Set problem. Output the material word for word. Leave each picture out.

* start Given information *

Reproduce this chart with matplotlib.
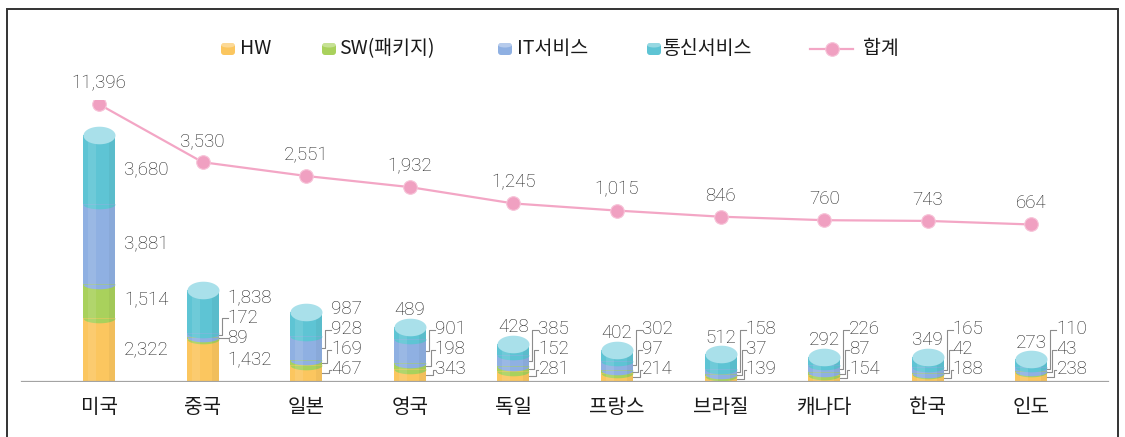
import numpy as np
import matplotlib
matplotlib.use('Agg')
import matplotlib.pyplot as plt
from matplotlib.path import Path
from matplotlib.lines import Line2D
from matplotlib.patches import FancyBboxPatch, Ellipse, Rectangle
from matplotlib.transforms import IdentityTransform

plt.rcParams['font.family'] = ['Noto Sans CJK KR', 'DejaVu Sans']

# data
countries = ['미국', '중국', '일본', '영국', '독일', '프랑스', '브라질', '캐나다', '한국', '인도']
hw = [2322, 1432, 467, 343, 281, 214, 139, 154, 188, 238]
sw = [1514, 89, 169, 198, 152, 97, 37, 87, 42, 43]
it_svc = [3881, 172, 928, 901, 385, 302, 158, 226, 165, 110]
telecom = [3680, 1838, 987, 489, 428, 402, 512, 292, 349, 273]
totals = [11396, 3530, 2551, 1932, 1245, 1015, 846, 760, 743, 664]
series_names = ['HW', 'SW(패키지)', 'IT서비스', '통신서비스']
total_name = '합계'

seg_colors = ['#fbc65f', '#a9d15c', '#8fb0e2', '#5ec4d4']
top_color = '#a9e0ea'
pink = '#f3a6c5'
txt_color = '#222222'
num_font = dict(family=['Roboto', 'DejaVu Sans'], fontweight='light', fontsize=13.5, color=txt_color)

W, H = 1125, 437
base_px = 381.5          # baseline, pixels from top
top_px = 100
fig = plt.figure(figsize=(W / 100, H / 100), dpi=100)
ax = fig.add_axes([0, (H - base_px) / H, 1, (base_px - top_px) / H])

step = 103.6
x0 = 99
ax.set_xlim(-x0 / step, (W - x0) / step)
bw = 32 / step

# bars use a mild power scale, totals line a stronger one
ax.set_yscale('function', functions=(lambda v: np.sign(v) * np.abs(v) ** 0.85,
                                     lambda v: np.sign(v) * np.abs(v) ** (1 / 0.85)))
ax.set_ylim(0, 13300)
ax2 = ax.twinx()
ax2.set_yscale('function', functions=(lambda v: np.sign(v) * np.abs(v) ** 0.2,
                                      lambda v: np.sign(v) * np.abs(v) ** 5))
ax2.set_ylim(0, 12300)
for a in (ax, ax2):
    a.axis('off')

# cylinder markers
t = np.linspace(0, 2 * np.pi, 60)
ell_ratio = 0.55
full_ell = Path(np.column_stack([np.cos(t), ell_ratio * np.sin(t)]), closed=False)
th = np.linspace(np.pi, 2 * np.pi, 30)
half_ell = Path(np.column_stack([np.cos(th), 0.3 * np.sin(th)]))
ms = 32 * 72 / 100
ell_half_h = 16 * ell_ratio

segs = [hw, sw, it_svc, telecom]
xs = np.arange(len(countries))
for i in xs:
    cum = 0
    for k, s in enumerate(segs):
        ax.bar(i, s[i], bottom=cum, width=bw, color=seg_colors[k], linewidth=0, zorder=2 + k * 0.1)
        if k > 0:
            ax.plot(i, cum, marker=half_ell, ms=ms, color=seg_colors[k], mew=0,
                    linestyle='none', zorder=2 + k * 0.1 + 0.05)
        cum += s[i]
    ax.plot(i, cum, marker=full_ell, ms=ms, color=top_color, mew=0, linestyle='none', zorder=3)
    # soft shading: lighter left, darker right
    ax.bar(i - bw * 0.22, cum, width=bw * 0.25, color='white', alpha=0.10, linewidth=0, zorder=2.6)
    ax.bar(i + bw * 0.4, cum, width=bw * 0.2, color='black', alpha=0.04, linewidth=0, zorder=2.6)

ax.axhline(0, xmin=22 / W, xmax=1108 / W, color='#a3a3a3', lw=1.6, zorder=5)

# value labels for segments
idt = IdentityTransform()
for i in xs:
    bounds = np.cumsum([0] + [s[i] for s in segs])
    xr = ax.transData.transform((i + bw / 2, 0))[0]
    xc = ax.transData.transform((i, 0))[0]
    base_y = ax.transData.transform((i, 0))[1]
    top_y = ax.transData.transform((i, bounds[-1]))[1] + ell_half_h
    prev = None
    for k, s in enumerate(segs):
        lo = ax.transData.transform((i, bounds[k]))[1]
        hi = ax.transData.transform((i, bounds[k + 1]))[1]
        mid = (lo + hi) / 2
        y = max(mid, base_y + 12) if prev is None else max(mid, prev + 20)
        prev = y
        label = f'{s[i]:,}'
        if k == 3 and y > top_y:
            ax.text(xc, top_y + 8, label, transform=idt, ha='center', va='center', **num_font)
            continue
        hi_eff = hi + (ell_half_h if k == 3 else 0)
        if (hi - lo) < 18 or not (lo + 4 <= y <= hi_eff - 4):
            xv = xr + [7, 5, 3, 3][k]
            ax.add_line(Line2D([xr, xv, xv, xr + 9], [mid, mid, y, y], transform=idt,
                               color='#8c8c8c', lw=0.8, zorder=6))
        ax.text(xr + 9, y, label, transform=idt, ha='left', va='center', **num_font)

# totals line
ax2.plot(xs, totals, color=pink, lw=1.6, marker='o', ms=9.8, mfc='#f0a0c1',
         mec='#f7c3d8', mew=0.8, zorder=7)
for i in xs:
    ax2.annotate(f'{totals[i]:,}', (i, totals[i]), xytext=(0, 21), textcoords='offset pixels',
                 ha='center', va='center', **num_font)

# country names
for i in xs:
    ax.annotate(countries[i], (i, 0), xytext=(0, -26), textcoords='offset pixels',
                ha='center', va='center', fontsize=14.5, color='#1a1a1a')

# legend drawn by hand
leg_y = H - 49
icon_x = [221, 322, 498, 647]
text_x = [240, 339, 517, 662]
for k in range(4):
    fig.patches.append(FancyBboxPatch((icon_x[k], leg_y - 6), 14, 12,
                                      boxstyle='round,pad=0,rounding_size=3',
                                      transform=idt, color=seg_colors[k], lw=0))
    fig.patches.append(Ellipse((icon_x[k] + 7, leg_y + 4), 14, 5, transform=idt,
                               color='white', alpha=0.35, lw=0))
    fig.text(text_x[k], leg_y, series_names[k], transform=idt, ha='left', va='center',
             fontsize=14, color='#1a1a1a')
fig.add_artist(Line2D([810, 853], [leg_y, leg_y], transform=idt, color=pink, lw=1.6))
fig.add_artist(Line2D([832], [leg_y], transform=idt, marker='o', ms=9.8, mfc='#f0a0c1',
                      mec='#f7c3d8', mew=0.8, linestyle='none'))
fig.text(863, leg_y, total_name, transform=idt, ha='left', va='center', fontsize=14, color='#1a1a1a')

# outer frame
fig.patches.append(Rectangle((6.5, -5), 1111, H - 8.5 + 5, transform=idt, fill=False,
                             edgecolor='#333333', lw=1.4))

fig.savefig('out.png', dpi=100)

* end Given information *

Response below.
Reproduce this chart with matplotlib.
import numpy as np
import matplotlib
matplotlib.use('Agg')
import matplotlib.pyplot as plt
from matplotlib.path import Path
from matplotlib.lines import Line2D
from matplotlib.patches import FancyBboxPatch, Ellipse, Rectangle
from matplotlib.transforms import IdentityTransform

plt.rcParams['font.family'] = ['Noto Sans CJK KR', 'DejaVu Sans']

# data
countries = ['미국', '중국', '일본', '영국', '독일', '프랑스', '브라질', '캐나다', '한국', '인도']
hw = [2322, 1432, 467, 343, 281, 214, 139, 154, 188, 238]
sw = [1514, 89, 169, 198, 152, 97, 37, 87, 42, 43]
it_svc = [3881, 172, 928, 901, 385, 302, 158, 226, 165, 110]
telecom = [3680, 1838, 987, 489, 428, 402, 512, 292, 349, 273]
totals = [11396, 3530, 2551, 1932, 1245, 1015, 846, 760, 743, 664]
series_names = ['HW', 'SW(패키지)', 'IT서비스', '통신서비스']
total_name = '합계'

seg_colors = ['#fbc65f', '#a9d15c', '#8fb0e2', '#5ec4d4']
top_color = '#a9e0ea'
pink = '#f3a6c5'
txt_color = '#222222'
num_font = dict(family=['Roboto', 'DejaVu Sans'], fontweight='light', fontsize=13.5, color=txt_color)

W, H = 1125, 437
base_px = 381.5          # baseline, pixels from top
top_px = 100
fig = plt.figure(figsize=(W / 100, H / 100), dpi=100)
ax = fig.add_axes([0, (H - base_px) / H, 1, (base_px - top_px) / H])

step = 103.6
x0 = 99
ax.set_xlim(-x0 / step, (W - x0) / step)
bw = 32 / step

# bars use a mild power scale, totals line a stronger one
ax.set_yscale('function', functions=(lambda v: np.sign(v) * np.abs(v) ** 0.85,
                                     lambda v: np.sign(v) * np.abs(v) ** (1 / 0.85)))
ax.set_ylim(0, 13300)
ax2 = ax.twinx()
ax2.set_yscale('function', functions=(lambda v: np.sign(v) * np.abs(v) ** 0.2,
                                      lambda v: np.sign(v) * np.abs(v) ** 5))
ax2.set_ylim(0, 12300)
for a in (ax, ax2):
    a.axis('off')

# cylinder markers
t = np.linspace(0, 2 * np.pi, 60)
ell_ratio = 0.55
full_ell = Path(np.column_stack([np.cos(t), ell_ratio * np.sin(t)]), closed=False)
th = np.linspace(np.pi, 2 * np.pi, 30)
half_ell = Path(np.column_stack([np.cos(th), 0.3 * np.sin(th)]))
ms = 32 * 72 / 100
ell_half_h = 16 * ell_ratio

segs = [hw, sw, it_svc, telecom]
xs = np.arange(len(countries))
for i in xs:
    cum = 0
    for k, s in enumerate(segs):
        ax.bar(i, s[i], bottom=cum, width=bw, color=seg_colors[k], linewidth=0, zorder=2 + k * 0.1)
        if k > 0:
            ax.plot(i, cum, marker=half_ell, ms=ms, color=seg_colors[k], mew=0,
                    linestyle='none', zorder=2 + k * 0.1 + 0.05)
        cum += s[i]
    ax.plot(i, cum, marker=full_ell, ms=ms, color=top_color, mew=0, linestyle='none', zorder=3)
    # soft shading: lighter left, darker right
    ax.bar(i - bw * 0.22, cum, width=bw * 0.25, color='white', alpha=0.10, linewidth=0, zorder=2.6)
    ax.bar(i + bw * 0.4, cum, width=bw * 0.2, color='black', alpha=0.04, linewidth=0, zorder=2.6)

ax.axhline(0, xmin=22 / W, xmax=1108 / W, color='#a3a3a3', lw=1.6, zorder=5)

# value labels for segments
idt = IdentityTransform()
for i in xs:
    bounds = np.cumsum([0] + [s[i] for s in segs])
    xr = ax.transData.transform((i + bw / 2, 0))[0]
    xc = ax.transData.transform((i, 0))[0]
    base_y = ax.transData.transform((i, 0))[1]
    top_y = ax.transData.transform((i, bounds[-1]))[1] + ell_half_h
    prev = None
    for k, s in enumerate(segs):
        lo = ax.transData.transform((i, bounds[k]))[1]
        hi = ax.transData.transform((i, bounds[k + 1]))[1]
        mid = (lo + hi) / 2
        y = max(mid, base_y + 12) if prev is None else max(mid, prev + 20)
        prev = y
        label = f'{s[i]:,}'
        if k == 3 and y > top_y:
            ax.text(xc, top_y + 8, label, transform=idt, ha='center', va='center', **num_font)
            continue
        hi_eff = hi + (ell_half_h if k == 3 else 0)
        if (hi - lo) < 18 or not (lo + 4 <= y <= hi_eff - 4):
            xv = xr + [7, 5, 3, 3][k]
            ax.add_line(Line2D([xr, xv, xv, xr + 9], [mid, mid, y, y], transform=idt,
                               color='#8c8c8c', lw=0.8, zorder=6))
        ax.text(xr + 9, y, label, transform=idt, ha='left', va='center', **num_font)

# totals line
ax2.plot(xs, totals, color=pink, lw=1.6, marker='o', ms=9.8, mfc='#f0a0c1',
         mec='#f7c3d8', mew=0.8, zorder=7)
for i in xs:
    ax2.annotate(f'{totals[i]:,}', (i, totals[i]), xytext=(0, 21), textcoords='offset pixels',
                 ha='center', va='center', **num_font)

# country names
for i in xs:
    ax.annotate(countries[i], (i, 0), xytext=(0, -26), textcoords='offset pixels',
                ha='center', va='center', fontsize=14.5, color='#1a1a1a')

# legend drawn by hand
leg_y = H - 49
icon_x = [221, 322, 498, 647]
text_x = [240, 339, 517, 662]
for k in range(4):
    fig.patches.append(FancyBboxPatch((icon_x[k], leg_y - 6), 14, 12,
                                      boxstyle='round,pad=0,rounding_size=3',
                                      transform=idt, color=seg_colors[k], lw=0))
    fig.patches.append(Ellipse((icon_x[k] + 7, leg_y + 4), 14, 5, transform=idt,
                               color='white', alpha=0.35, lw=0))
    fig.text(text_x[k], leg_y, series_names[k], transform=idt, ha='left', va='center',
             fontsize=14, color='#1a1a1a')
fig.add_artist(Line2D([810, 853], [leg_y, leg_y], transform=idt, color=pink, lw=1.6))
fig.add_artist(Line2D([832], [leg_y], transform=idt, marker='o', ms=9.8, mfc='#f0a0c1',
                      mec='#f7c3d8', mew=0.8, linestyle='none'))
fig.text(863, leg_y, total_name, transform=idt, ha='left', va='center', fontsize=14, color='#1a1a1a')

# outer frame
fig.patches.append(Rectangle((6.5, -5), 1111, H - 8.5 + 5, transform=idt, fill=False,
                             edgecolor='#333333', lw=1.4))

fig.savefig('out.png', dpi=100)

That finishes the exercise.